Alive and well is the flower garden as the dahlia continues to makes its presence. Changes are occurring as the fall movement in color becomes dramatically breathtaking.
Some of the shorter clump forming ornamental grasses, Pennisetum alopecuroides (Fountain grass) , have begun turning to their warm shades of yellow, orange, and bronze, while others remain in flux as their bright red tips indicate the process is upon us.
The variation this time of year is as springtime, with much change and occasional drama during the course of a single day: a momentary hail storm disappears as quickly as it arrived; a steady rain may be accompanied by wind increase, only to be followed by the tease of the sun as blue sky appears with a rainbow of color, only to remind us of youthful stories and that elusive "pot at the end..." somewhere in the base of that valley.
The berries are abundant among the trees and shrubs.
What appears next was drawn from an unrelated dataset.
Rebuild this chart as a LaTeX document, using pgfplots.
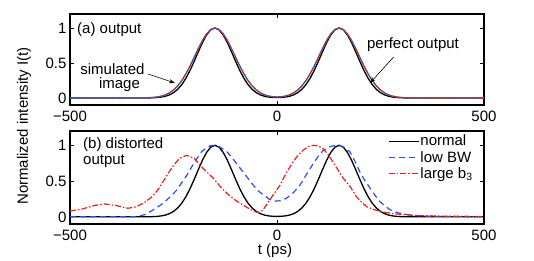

Flocks of Cedar Waxwings (Bombycilla cedrorum) hastily and gleefully propel themselves from Madrone to Madrone (Arbutus menziesii) while filling their bellies with the red fruit. I tried to get a good photo, but this is the best could be done with the frenzied moving targets and the tree heights in which they rest.
For finer detail visit wikipedia: http://en.wikipedia.org/wiki/Cedar_waxwing. Are these delightful little bandits not stunning? They're already dressed for Halloween.
Acer rubrum 'Fairview Flame' exclaims the time is near, a favorite period, to put on a sweater, step outside for a casual stroll and feel the briskness of the day while understanding that there is much yet to put to bed.
It is a time to pullback a bit, reassess, reflect, and be happy for what is. It is a time to appreciate that which has been offered, that which is around and before us.